Challenge with mushroom soil is every mushroom house has their own recipe... so buyer beware. I like to use Coast of Main lobster compost which is readily available east of the Mississippi, or Malibu Compose BU's blend for left coasters ... or even better make your own compost.

We do all 3 for container no-til but do not use mushroom soil mainly because I'm not sure what the ingredients are and I used to live in the Mushroom Capitol of the world .. spent many hrs looking at mushroom soil! It's great for gardens for sure.. but for a Coots style mix I want to know everything that's going in so I'm sure I won't have issues.

Try it out... sometimes it's pretty hot even tho it may be aged... I get yards delivered of "old" mushroom compost and it's still thermophilic when I start digging in.. steam and all that jazz.. don't want to burn roots of plants with it.

I just mixed up a new batch of soil with the Coots recipe and my local found ingredients. We covered it outside for a few weeks.. I will get a soil test done to see whats what and post it up. Also testing our outdoor garden soil as well (several samples mixed).

Bentonite is a good addition for upping the CEC game... can also do the same thing with Basalt/granite dust... Bentonite is a clay that is made up of ... wait for it... granite dust among other ingredients.

Wet Bentonite and rub it between your fingers... interesting stuff.

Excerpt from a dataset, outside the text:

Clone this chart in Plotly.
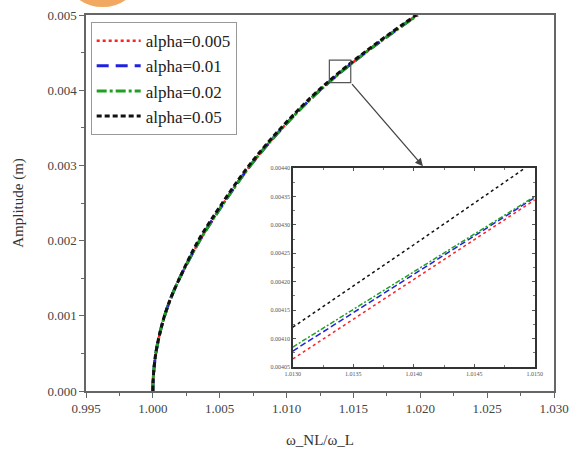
import plotly.graph_objects as go

# ---------------- data ----------------
amplitude = [0, 0.0001, 0.00025, 0.0005, 0.00075, 0.001, 0.00125, 0.0015, 0.002,
             0.0025, 0.003, 0.0035, 0.004, 0.0045, 0.005]
ratio_a0005 = [1.0, 1.00001, 1.00006, 1.00022, 1.00050, 1.00088, 1.00138, 1.0020, 1.0035,
               1.0053, 1.0073, 1.0097, 1.0125, 1.0159, 1.0198]
ratio_a001 = [1.0, 1.00001, 1.00006, 1.00022, 1.00050, 1.00088, 1.00138, 1.0020, 1.0035,
              1.0053, 1.0073, 1.0097, 1.0125, 1.0159, 1.0198]
ratio_a002 = [1.0, 1.00001, 1.00006, 1.00022, 1.00050, 1.00088, 1.00138, 1.0020, 1.0035,
              1.0053, 1.0073, 1.0097, 1.0125, 1.0159, 1.0198]
ratio_a005 = [1.0, 1.00001, 1.00006, 1.00022, 1.00050, 1.00087, 1.00137, 1.0020, 1.0034,
              1.0052, 1.0072, 1.0096, 1.0124, 1.0158, 1.0197]

# zoomed (inset) values
inset_ratio = [1.0130, 1.0140, 1.0150]
inset_amp_a0005 = [0.004064, 0.004204, 0.004344]
inset_amp_a001 = [0.004078, 0.004213, 0.004348]
inset_amp_a002 = [0.004085, 0.004217, 0.004350]
inset_black_ratio = [1.0130, 1.0140, 1.01492]
inset_amp_a005 = [0.004120, 0.004265, 0.004400]

labels = ["alpha=0.005", "alpha=0.01", "alpha=0.02", "alpha=0.05"]

main_x_ticks = [0.995, 1.000, 1.005, 1.010, 1.015, 1.020, 1.025, 1.030]
main_y_ticks = [0.000, 0.001, 0.002, 0.003, 0.004, 0.005]
inset_x_ticks = [1.0130, 1.0135, 1.0140, 1.0145, 1.0150]
inset_y_ticks = [0.00405, 0.00410, 0.00415, 0.00420, 0.00425, 0.00430, 0.00435, 0.00440]

# ---------------- styles ----------------
colors = ["#ff2020", "#2020e0", "#20a020", "#111111"]
dashes = ["dot", "12px,7px", "10px,3px,3px,3px", "5px,3px"]
widths = [2.5, 3, 3, 3]
FONT = "Liberation Serif, Times New Roman, serif"

fig = go.Figure()

main_series = [ratio_a0005, ratio_a001, ratio_a002, ratio_a005]
for lab, xs, c, d, w in zip(labels, main_series, colors, dashes, widths):
    fig.add_trace(go.Scatter(x=xs, y=amplitude, mode="lines", name=lab,
                             line=dict(color=c, dash=d, width=w, shape="spline"),
                             xaxis="x", yaxis="y"))

inset_series = [(inset_ratio, inset_amp_a0005), (inset_ratio, inset_amp_a001),
                (inset_ratio, inset_amp_a002), (inset_black_ratio, inset_amp_a005)]
inset_dash = ["dot", "6px,3px", "5px,2px,2px,2px", "3px,3px"]
for (xs, ys), c, d in zip(inset_series, colors, inset_dash):
    fig.add_trace(go.Scatter(x=xs, y=ys, mode="lines", showlegend=False,
                             line=dict(color=c, dash=d, width=1.5),
                             xaxis="x2", yaxis="y2"))

axis_common = dict(showgrid=False, zeroline=False, showline=True, mirror=True,
                   linecolor="#666666", linewidth=1.5, automargin=False)

fig.update_layout(
    width=573, height=450,
    margin=dict(l=86, r=19, t=15, b=59),
    paper_bgcolor="white", plot_bgcolor="white",
    font=dict(family=FONT, color="#333333"),
    xaxis=dict(**axis_common, range=[0.995, 1.030], tickvals=main_x_ticks,
               tickformat=".3f", ticks="outside", ticklen=5, tickcolor="#666666",
               tickfont=dict(size=13, color="#444444"),
               minor=dict(dtick=0.0025, ticks="outside", ticklen=3, tickcolor="#666666"),
               title=dict(text="ω_NL/ω_L", font=dict(size=15, color="#333333"), standoff=19)),
    yaxis=dict(**axis_common, range=[0, 0.005], tickvals=main_y_ticks,
               tickformat=".3f", ticks="outside", ticklen=5, tickcolor="#666666",
               tickfont=dict(size=13, color="#444444"),
               minor=dict(dtick=0.0005, ticks="outside", ticklen=3, tickcolor="#666666"),
               title=dict(text="Amplitude (m)", font=dict(size=15, color="#333333"), standoff=20)),
    xaxis2=dict(showgrid=False, zeroline=False, showline=True, mirror="allticks",
                linecolor="#333333", linewidth=1.5, automargin=False,
                domain=[0.442, 0.959], anchor="y2", range=[1.0130, 1.0150],
                tickvals=inset_x_ticks, tickformat=".4f", ticks="inside", ticklen=3,
                tickcolor="#555555", tickfont=dict(size=6, color="#555555"),
                minor=dict(dtick=0.00025, ticks="inside", ticklen=2, tickcolor="#777777")),
    yaxis2=dict(showgrid=False, zeroline=False, showline=True, mirror="allticks",
                linecolor="#333333", linewidth=1.5, automargin=False,
                domain=[0.064, 0.593], anchor="x2", range=[0.00405, 0.00440],
                tickvals=inset_y_ticks, tickformat=".5f", ticks="inside", ticklen=3,
                tickcolor="#555555", tickfont=dict(size=6, color="#555555"),
                minor=dict(dtick=0.000025, ticks="inside", ticklen=2, tickcolor="#777777")),
    legend=dict(x=0.01, y=0.981, xanchor="left", yanchor="top",
                bgcolor="white", bordercolor="#999999", borderwidth=1,
                font=dict(family=FONT, size=17, color="#222222"),
                tracegroupgap=0, itemwidth=44),
    showlegend=True,
)

# zoom box on the main curve
box_x = [1.0132, 1.0148]
box_y = [0.0041, 0.0044]
fig.add_shape(type="rect", xref="x", yref="y", x0=box_x[0], x1=box_x[1],
              y0=box_y[0], y1=box_y[1], line=dict(color="#555555", width=1.2))

# arrow from box to inset
fig.add_annotation(x=1.0202, y=0.00299, xref="x", yref="y",
                   ax=box_x[1], ay=box_y[0], axref="x", ayref="y",
                   showarrow=True, arrowhead=2, arrowsize=1.2, arrowwidth=1.3,
                   arrowcolor="#444444", text="")

# orange blob at the very top (cropped artifact)
fig.add_shape(type="circle", xref="paper", yref="paper",
              x0=-0.034, x1=0.105, y0=1.021, y1=1.15,
              fillcolor="#f2a860", line=dict(width=0), layer="above")

fig.write_html("out.html", config={"displayModeBar": False},
               post_script="document.body.style.margin='0';document.body.style.padding='0';")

A little goes a long way.

Clay ... you could get a doctorate studying that stuff .. and rightly so. It's got a lot of uses.

CEC and clay go hand in hand. Likely you can source good clay local.. near a river bank or even your back yard. I use a mix of rock dusts to add to my soil mix. Bentonite can be added but I would use a tbs or 2 for a 7gal container, so not too much. Much less than the amount of Basalt dust I use. It has a tendency to "cake" or stiffen the soil so best a little at a time and mix with soil thoroughly.
 

conradino23

Grow Journal of the Year: 2017 - Grow Journal of the Month: Sept 2017
I'd use one or mix both providing its content won't go over 20% of total volume, which seems to be good threshold for organic matter in soil. If you have more you might have minor issues like micronutrient deficiencies or more bug pressure, but not necessarily. Do one run and then reuse it, 2nd and 3rd run will most likely be better cause cannabis will suck out the excess of potassium and nitrogen, which will balance the soil out.